Reverse spilt is another form of stock split, just the opposite of forward stock split. In this process, the share prices increases by splitting the shares instead of reducing of price.
A company does this because they are afraid their shares are going to be delisted or as a way of gaining more reputation in the market by increasing their prices. Many stock exchanges will delist stocks if they fall below a certain price per share.
For example, in a reverse 1-for-5 split, 20 million outstanding shares at $5 each would now become 4 million shares outstanding at $25 per share. In both cases, the company is still worth $20 million.

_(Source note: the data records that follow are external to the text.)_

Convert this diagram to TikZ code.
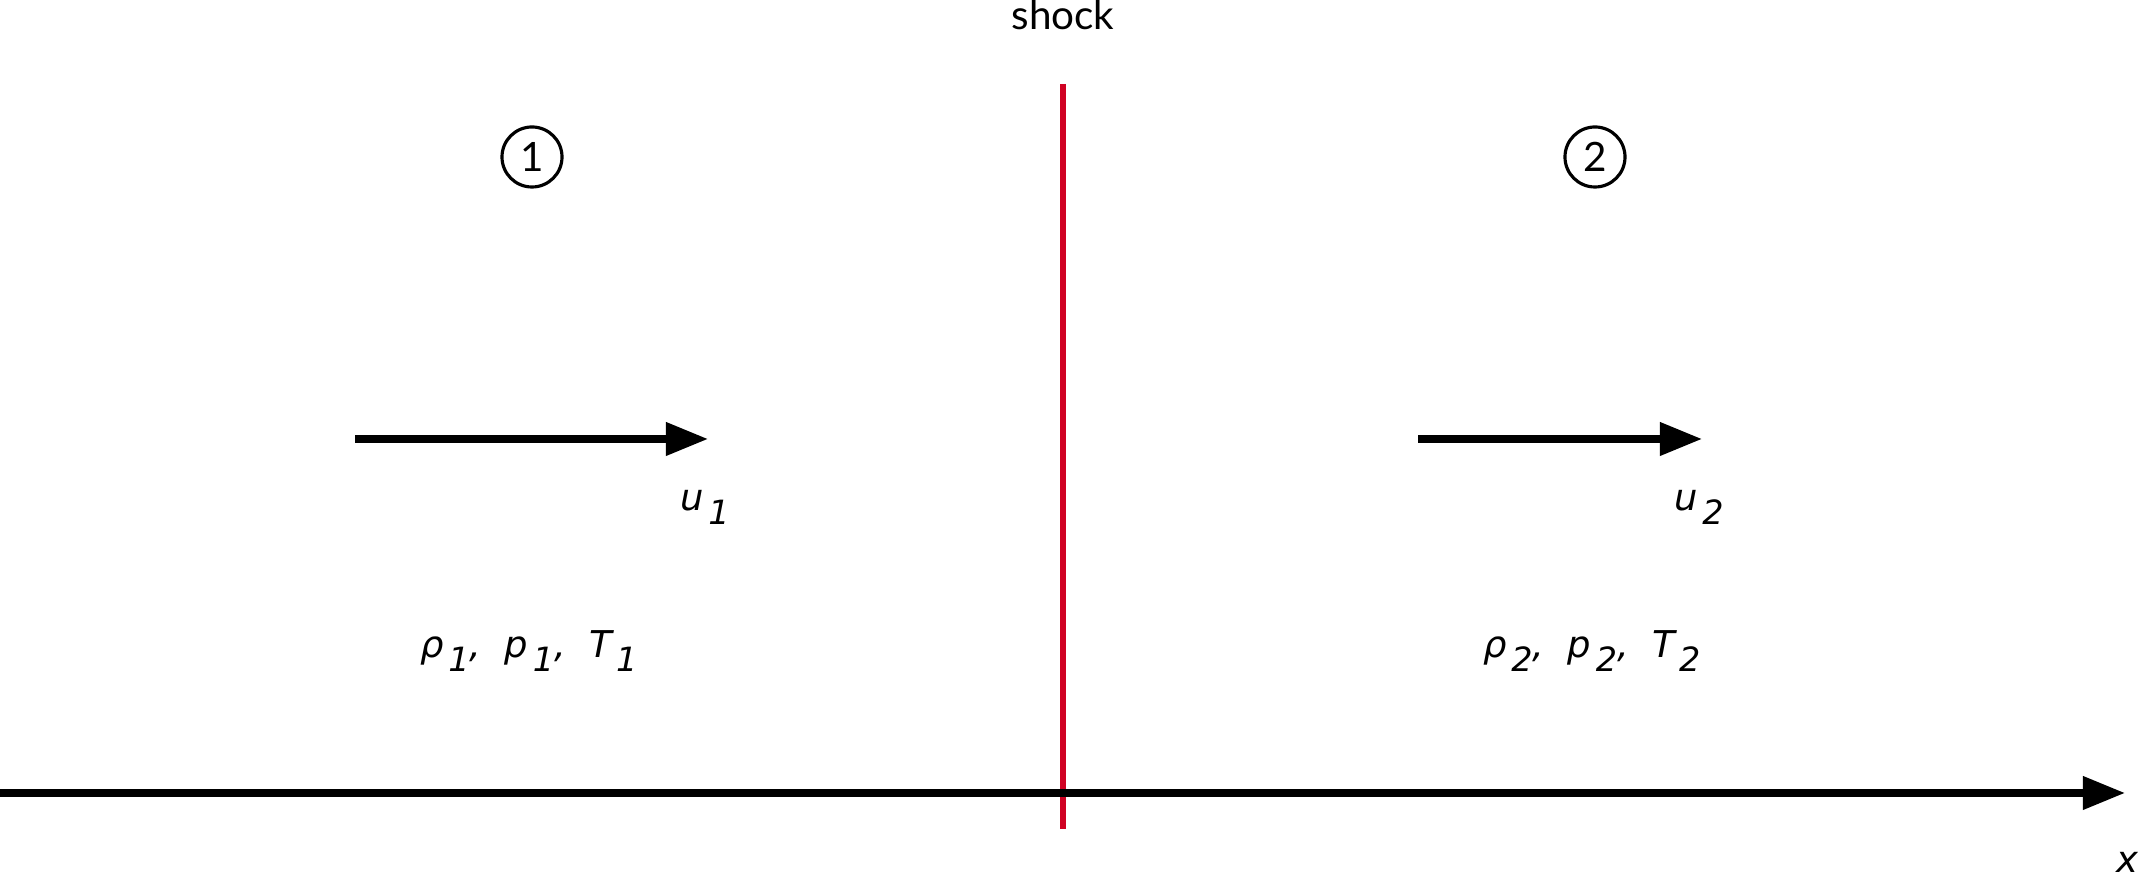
\documentclass[tikz,border=0pt]{standalone}
\usepackage{fontspec}
\setmainfont{Lato}
\newfontfamily\symfont{DejaVu Sans}
\usetikzlibrary{arrows.meta}
\definecolor{shockred}{RGB}{208,2,35}
\newcommand{\idx}[1]{\kern0.12em\raisebox{-0.36em}{\fontsize{9.5}{10}\selectfont #1}}
\tikzset{
  flow/.style={line width=2pt,-{Triangle[length=0.42cm,width=0.32cm]}},
  region/.style={circle,draw,line width=0.9pt,minimum size=0.6cm,inner sep=0pt,font=\fontsize{11.5}{13}\selectfont},
  lbl/.style={font=\symfont\fontsize{10.5}{13}\selectfont\itshape,anchor=base},
}
\begin{document}
\begin{tikzpicture}[x=0.01cm,y=-0.01cm]
  \useasboundingbox (0,0) rectangle (2138,874);
  \node[anchor=base,font=\fontsize{11.5}{13}\selectfont] (shock) at (1063,30) {shock};
  \node[region] (r1) at (532,157) {1};
  \node[region] (r2) at (1595,157) {2};
  \coordinate (stop) at (1063,84);
  \coordinate (sbot) at (1063,829);
  \coordinate (u1s) at (355,439);
  \coordinate (u1e) at (708,439);
  \coordinate (u2s) at (1418,439);
  \coordinate (u2e) at (1702,439);
  \coordinate (x0) at (0,793);
  \coordinate (x1) at (2125,793);
  \node[lbl] (u1) at (705,511) {u\idx{1}};
  \node[lbl] (u2) at (1699,511) {u\idx{2}};
  \node[lbl] (st1) at (529,658) {ρ\idx{1}, \ p\idx{1}, \ T\idx{1}};
  \node[lbl] (st2) at (1592,658) {ρ\idx{2}, \ p\idx{2}, \ T\idx{2}};
  \node[lbl] (xl) at (2127,873) {x};
  \draw[shockred,line width=1.8pt] (stop) -- (sbot);
  \draw[flow] (u1s) -- (u1e);
  \draw[flow] (u2s) -- (u2e);
  \draw[flow] (x0) -- (x1);
\end{tikzpicture}
\end{document}
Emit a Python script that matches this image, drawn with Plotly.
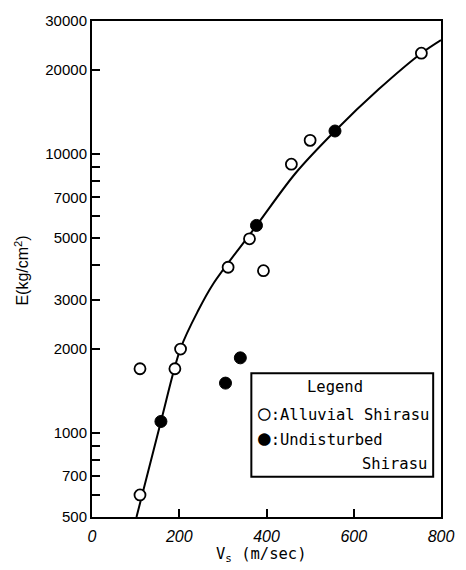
import plotly.graph_objects as go

# ---- data ----
alluvial_vs = [110, 190, 203, 110, 312, 361, 393, 457, 500, 755]
alluvial_E = [1700, 1700, 2000, 600, 3930, 4970, 3820, 9200, 11200, 23000]

undisturbed_vs = [158, 306, 340, 377, 557]
undisturbed_E = [1100, 1510, 1860, 5550, 12100]

curve_vs = [102, 158, 203, 244, 278, 377, 466, 557, 657, 755, 800]
curve_E = [500, 1100, 2010, 2760, 3430, 5540, 8520, 12100, 17070, 23000, 25650]

x_tick_vals = [0, 200, 400, 600, 800]
x_tick_text = ["0", "200", "400", "600", "800"]
y_tick_vals = [500, 700, 1000, 2000, 3000, 5000, 7000, 10000, 20000, 30000]
y_tick_text = ["500", "700", "1000", "2000", "3000", "5000", "7000", "10000", "20000", "30000"]
y_minor_vals = [600, 800, 900, 4000, 6000, 8000, 9000]

legend_title = "Legend"
legend_open = "<span style='font-size:21px'>○</span>:Alluvial Shirasu"
legend_filled = "<span style='font-size:21px'>●</span>:Undisturbed"
legend_filled2 = "Shirasu"

fig = go.Figure()

fig.add_trace(go.Scatter(
    x=curve_vs, y=curve_E, mode="lines",
    line=dict(color="black", width=2, shape="spline", smoothing=0.9),
    showlegend=False, hoverinfo="skip"))

fig.add_trace(go.Scatter(
    x=alluvial_vs, y=alluvial_E, mode="markers", name="Alluvial Shirasu",
    marker=dict(symbol="circle", size=11, color="white", line=dict(color="black", width=1.8)),
    showlegend=False))

fig.add_trace(go.Scatter(
    x=undisturbed_vs, y=undisturbed_E, mode="markers", name="Undisturbed Shirasu",
    marker=dict(symbol="circle", size=12, color="black", line=dict(color="black", width=1)),
    showlegend=False))

W, H = 466, 570
L, R, T, B = 92, 17, 13, 53
pw, ph = W - L - R, H - T - B


def px_x(p):
    return (p - L) / pw


def px_y(p):
    return (H - B - p) / ph


sans = "Liberation Sans, Arial, sans-serif"
mono = "DejaVu Sans Mono, monospace"

fig.update_layout(
    width=W, height=H,
    margin=dict(l=L, r=R, t=T, b=B, pad=0),
    paper_bgcolor="white", plot_bgcolor="white",
    font=dict(family=sans, color="black"),
    xaxis=dict(
        range=[0, 800], tickmode="array", tickvals=x_tick_vals, ticktext=x_tick_text,
        ticks="inside", ticklen=8, tickwidth=2, tickcolor="black",
        showline=True, linewidth=2, linecolor="black", mirror=True,
        showgrid=False, zeroline=False, ticklabelstandoff=4,
        tickfont=dict(size=16, style="italic", family=sans, color="black"),
    ),
    yaxis=dict(
        type="log", range=[2.69897, 4.4771213], tickmode="array",
        tickvals=y_tick_vals, ticktext=y_tick_text,
        ticks="inside", ticklen=8, tickwidth=2, tickcolor="black",
        showline=True, linewidth=2, linecolor="black", mirror=True,
        showgrid=False, zeroline=False,
        tickfont=dict(size=15, family=sans, color="black"),
        minor=dict(tickmode="array", tickvals=y_minor_vals, ticks="inside",
                   ticklen=8, tickwidth=2, tickcolor="black", showgrid=False),
    ),
    showlegend=False,
)

# legend box
fig.add_shape(type="rect", xref="paper", yref="paper",
              x0=px_x(255), x1=px_x(441), y0=px_y(476), y1=px_y(371),
              line=dict(color="black", width=2), fillcolor="white", layer="above")

fig.add_annotation(xref="paper", yref="paper", x=px_x(341), y=px_y(385),
                   text=legend_title, showarrow=False, xanchor="center", yanchor="middle",
                   font=dict(family=mono, size=15.5, color="black"))
fig.add_annotation(xref="paper", yref="paper", x=px_x(260), y=px_y(411),
                   text=legend_open, showarrow=False, xanchor="left", yanchor="middle",
                   font=dict(family=mono, size=15.5, color="black"))
fig.add_annotation(xref="paper", yref="paper", x=px_x(260), y=px_y(437),
                   text=legend_filled, showarrow=False, xanchor="left", yanchor="middle",
                   font=dict(family=mono, size=15.5, color="black"))
fig.add_annotation(xref="paper", yref="paper", x=px_x(437), y=px_y(463),
                   text=legend_filled2, showarrow=False, xanchor="right", yanchor="middle",
                   font=dict(family=mono, size=15.5, color="black"))

# axis titles
fig.add_annotation(xref="paper", yref="paper", x=px_x(265), y=px_y(556),
                   text="V<sub>s</sub> (m/sec)", showarrow=False, xanchor="center", yanchor="middle",
                   font=dict(family=mono, size=15.5, color="black"))
fig.add_annotation(xref="paper", yref="paper", x=px_x(20), y=px_y(267),
                   text="E(kg/cm<sup>2</sup>)", showarrow=False, xanchor="center", yanchor="middle",
                   textangle=-90, font=dict(family=sans, size=16, color="black"))

fig.write_html("out.html")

For example: In May 2011, Citicorp had reverse split share of 1 for 10 in order to reduce its volatility and discourage speculator trading. The reverse split increased its share price from $4.52 to $45.12 post-split. Every 10 shares held by an investor were replaced with one share. The split reduced the number of its shares outstanding from 29 billion to 2.9 billion shares, the market capitalization of the company stayed the same (at approximately $131 billion).
Why do companies have stock splits?
When a company share prices are too high, they do a stock split in order for more investors to invest in the company’s shares. This seems to be more affordable way to invest in the company stocks. Normally, after the stock split the stock price is reduced but in the future due to demand the prices increase and as more investors invest in the shares the prices keep increasing, as investors assume there will be more growth in the company.
In June 2014, Apple Inc. split its shares 7-for-1 in order to make their shares more accessible to a larger number of investors. Right before the split, each share’s opening price was approximately $649.88. After the split, the price per share at market open was $92.70 (648.90 ÷ 7). After few months, as there were more investors investing the shares the prices currently have soared to $145.